Now the sampling theorem states that a signal can be perfectly reconstructed from samples taken at regular intervals, as long as it is bandlimited to half of the sampling rate. That includes any phase information, which – very simply speaking – determines when stuff happens exactly.

A Sub-Sample Time Shift Example

Have a look at this funny little animation here.

TimeDomainResolution

This is a bandlimited version of a square wave period, as an A/D converter would see it after antialias filtering. It is time shifted by different amounts up to one sample. Notice the dots, which represent the actually recorded sample that would land in your .wav file, and observe how they change with the time shift.

This example shows quite well how the sampling theorem actually works. The original signal is the only one possible that contains no frequency components above the Nyquist frequency and still passes through all of the sampled points.

But what about this strange overshoot and the limited steepness of the steps? That doesn’t look like a real square wave. Isn’t that a problem?

Actually not. These phenomena are a direct result of the band limitation. A steeper slope with less overshoot would be equivalent to a larger bandwidth of the signal, which would violate the sampling theorem and cause artifacts. A perfect step function actually has an infinite bandwidth, at no extra benefit in terms of perception, as everything in our hearing range is unaffected by the increased bandwidth. It has to look strange in order to not sound strange!

Time Resolution in Signal Processing

So recording and playback is fine. What about delay effects? Precision of delay is limited to sample steps, right?

Well, only if the developer was lazy. A very simple delay would just shift the audio playback by a number of samples and that’s it. But most implementations will need a process called interpolation. This is important if you need a very precise delay, as for example in physical modeling synthesis, or if you want to change the delay smoothly without artifacts.

Interpolation means computing the reconstructed signal that you would get at the output of a D/A converter at certain time instances between the samples. Thus, the same principle is also used for samplerate conversion. There are several ways to look at it, but in essence, it’s all the same principle. For a precision delay you would combine a sample-precise delay with a filter that adds a sub-sample time shift to the signal and you’re done. However, there are countless different ways to create such a filter, from simple linear interpolation (which has some artifacts but can sometimes be sufficient, depending on the application’s requirements) to a high-end sinc interpolation which will cost a dime or two in terms of CPU load.

Crunching the Numbers

Does that mean time domain precision is actually infinite? It must be limited in some way…

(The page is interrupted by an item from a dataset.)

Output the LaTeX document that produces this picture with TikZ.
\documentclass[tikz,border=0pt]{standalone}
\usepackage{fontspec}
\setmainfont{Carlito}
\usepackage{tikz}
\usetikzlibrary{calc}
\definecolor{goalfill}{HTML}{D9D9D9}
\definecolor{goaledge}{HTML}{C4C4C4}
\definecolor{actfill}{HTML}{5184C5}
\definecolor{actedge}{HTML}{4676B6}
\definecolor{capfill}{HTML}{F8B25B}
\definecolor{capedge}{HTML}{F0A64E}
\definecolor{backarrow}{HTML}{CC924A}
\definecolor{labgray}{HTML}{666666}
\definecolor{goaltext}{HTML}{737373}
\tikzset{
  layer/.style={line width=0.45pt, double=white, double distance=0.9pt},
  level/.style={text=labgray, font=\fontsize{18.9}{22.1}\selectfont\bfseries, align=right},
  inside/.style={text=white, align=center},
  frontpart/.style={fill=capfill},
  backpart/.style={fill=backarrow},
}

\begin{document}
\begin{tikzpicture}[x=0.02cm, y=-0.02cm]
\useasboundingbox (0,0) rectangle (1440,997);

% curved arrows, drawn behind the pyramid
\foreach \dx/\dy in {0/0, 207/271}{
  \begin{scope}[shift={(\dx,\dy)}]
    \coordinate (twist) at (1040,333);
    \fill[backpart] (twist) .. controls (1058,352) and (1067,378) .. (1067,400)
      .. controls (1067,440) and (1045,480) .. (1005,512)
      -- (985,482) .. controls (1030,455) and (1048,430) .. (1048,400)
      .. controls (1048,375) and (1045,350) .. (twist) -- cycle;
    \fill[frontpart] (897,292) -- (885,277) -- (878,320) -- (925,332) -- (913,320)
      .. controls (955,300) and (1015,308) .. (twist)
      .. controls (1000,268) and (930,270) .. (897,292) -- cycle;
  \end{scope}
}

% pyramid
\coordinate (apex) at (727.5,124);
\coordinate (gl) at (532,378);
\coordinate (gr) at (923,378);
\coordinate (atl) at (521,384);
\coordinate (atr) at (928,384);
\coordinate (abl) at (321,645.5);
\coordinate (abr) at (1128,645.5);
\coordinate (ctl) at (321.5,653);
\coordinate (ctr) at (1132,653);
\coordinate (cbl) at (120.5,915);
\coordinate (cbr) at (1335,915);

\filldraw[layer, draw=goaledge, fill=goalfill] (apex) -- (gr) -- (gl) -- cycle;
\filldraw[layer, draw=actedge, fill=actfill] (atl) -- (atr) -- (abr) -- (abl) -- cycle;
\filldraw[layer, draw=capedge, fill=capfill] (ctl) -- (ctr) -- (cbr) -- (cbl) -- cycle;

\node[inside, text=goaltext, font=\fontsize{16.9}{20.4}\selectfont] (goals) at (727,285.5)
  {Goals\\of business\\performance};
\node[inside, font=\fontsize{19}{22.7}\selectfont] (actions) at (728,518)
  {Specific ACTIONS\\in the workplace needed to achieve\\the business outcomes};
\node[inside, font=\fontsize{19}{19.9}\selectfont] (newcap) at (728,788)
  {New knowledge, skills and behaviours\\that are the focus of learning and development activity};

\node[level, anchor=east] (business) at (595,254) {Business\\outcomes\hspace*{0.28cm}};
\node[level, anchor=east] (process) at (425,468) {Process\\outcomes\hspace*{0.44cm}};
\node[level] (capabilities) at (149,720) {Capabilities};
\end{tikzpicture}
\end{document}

It actually is. But in a practically absolutely neglectable way. Let’s go back a few paragraphs. I wrote that “the original signal is the only one possible that contains no frequency components above the Nyquist frequency and still passes through all of the sampled points”. Now it becomes clear how we can derive the actual time domain resolution: we need to find out by what amount we can shift a signal in time without changing the resulting sample values.

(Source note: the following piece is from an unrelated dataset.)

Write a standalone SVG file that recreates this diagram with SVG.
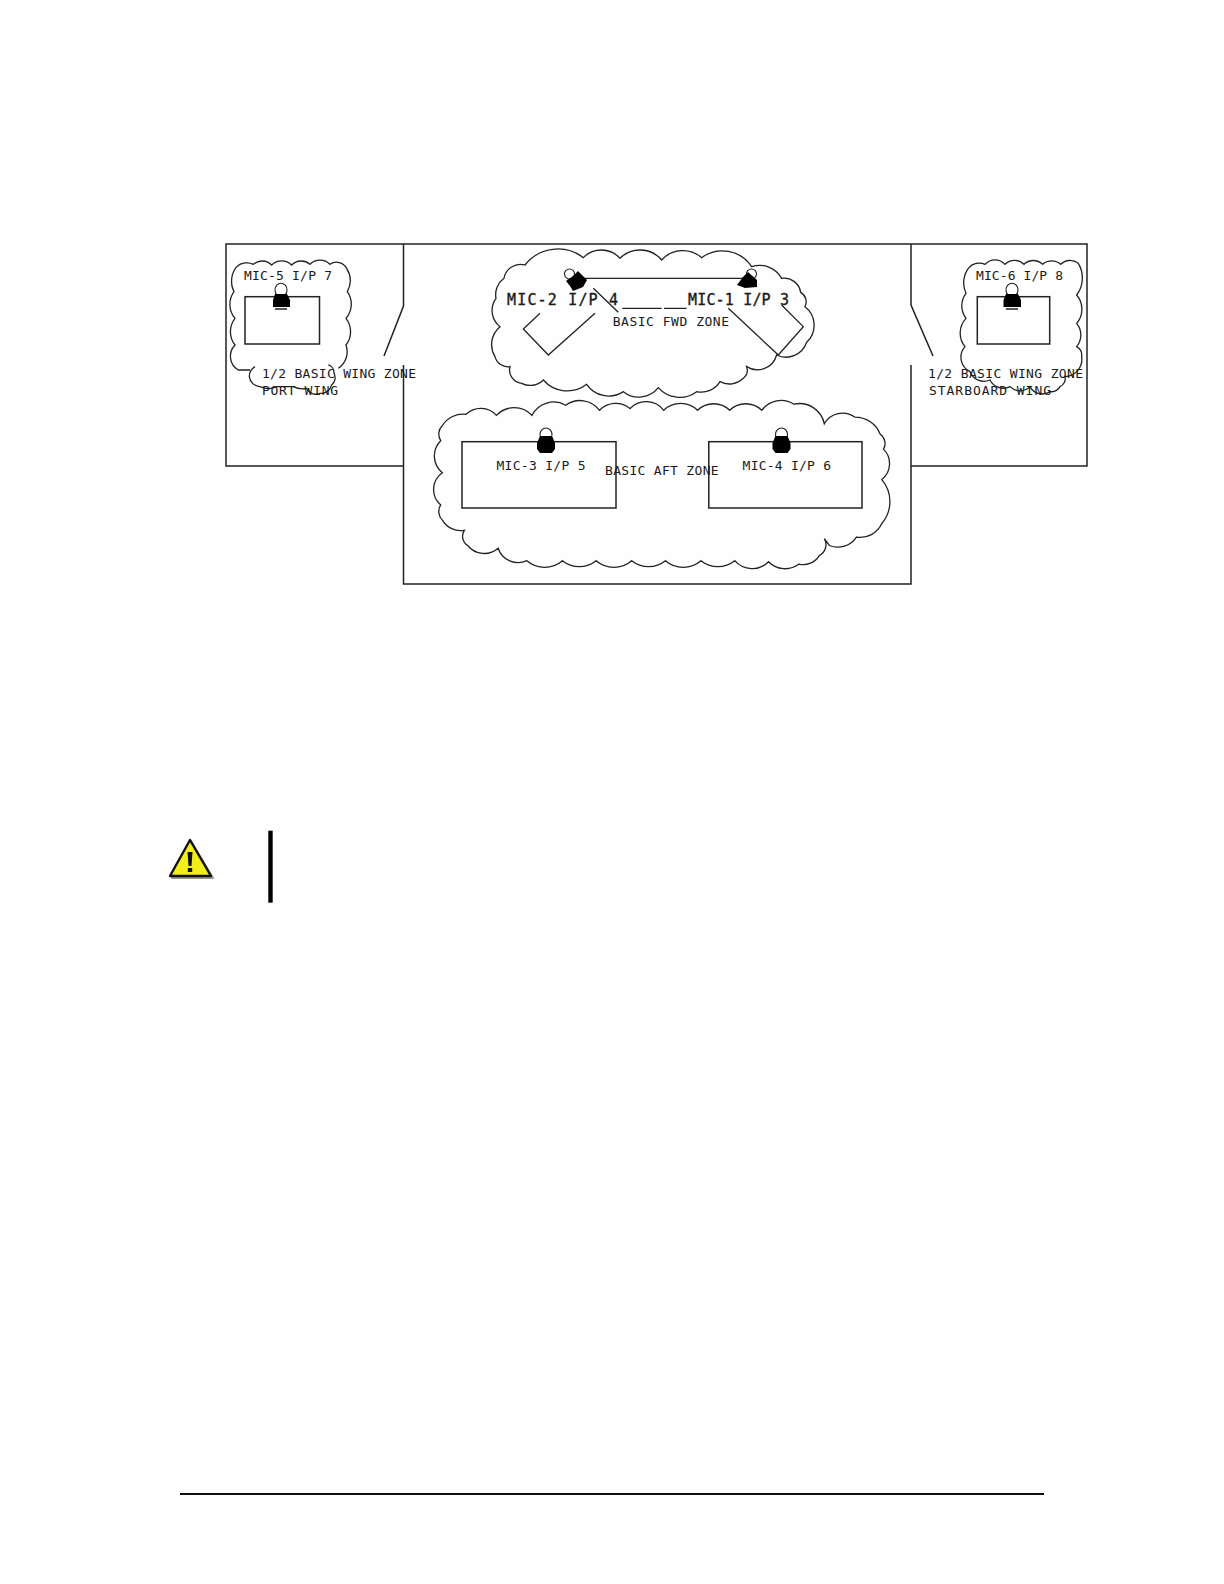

Obviously (?) the limit we will face has to do with the bit depth. The time shift must be large enough for the resulting sample values to change by at least the quantization level, otherwise they would stay the same due to quantization.

I was once even bored enough to calculate that roughly. The result depends a lot on the signal and its level. For a sine signal, the limit gets smaller when frequency and or level is increased. So for a worst case of a 10 Hz sine with -60dBFS magnitude quantized at 24 Bits resolution, we get into a range of around 4 microseconds resolution. Which is already pretty coarse, but you wouldn’t hear that sound anyway. For a more realistic 100 Hz sine at -20 dBFS we are in the range of 4 nanoseconds. By the way, the samplerate doesn’t even show up in the equations!

Although this is a very rough estimate for a very artificial situation, I would suggest that we worry a little less about that in the future. In practice, the actual resolution will be limited by analog noise anyway. However, what we might need to worry about instead is the importance of a good signal to noise ratio – especially at low frequencies – for the spatial impression of a stereo recording!

So it seems like today we’ve pushed another elephant out of the room (but I guess I just let another one in). Soon we should be able to get to the real issues. Stay tuned for more!

  • Waldbaer

    This article really was an eye-opener for me, everything to be dedicated from the central point: The animation with the italic sentence below. Actually, I’m too lazy to verify this mathematically, but it definitely sharpened my view of the captured digital signal: I was one of the people simple thinking that the signal narrowed by simply connecting the points by straight lines.

    So thanks for taking your time to write this blog, I’ll continue reading it and probably learn much more…

    The possibilities of interpolated delays sound interesting and should be nearly endless, so I’d really like to experiment with that. Do you have any suggestions for .au plugins for such interpolated/fractional delays? I found this one, which seems to be great, but is only available for windows/VST until now: http://www.forward-audio.de/fa-fractionaldelay/

    • Hi Waldbaer! Sorry for the late answer. Eventide recently released a plugin for precise sub-sample delaying: Precision Time Align

      I think it’s a little expensive for what it does, but you might want to try the demo.

      Anyway, I don’t think there’s much use in practice for precise fractional delays in a music production context. Inside DSP algorithms of course, they’re very relevant.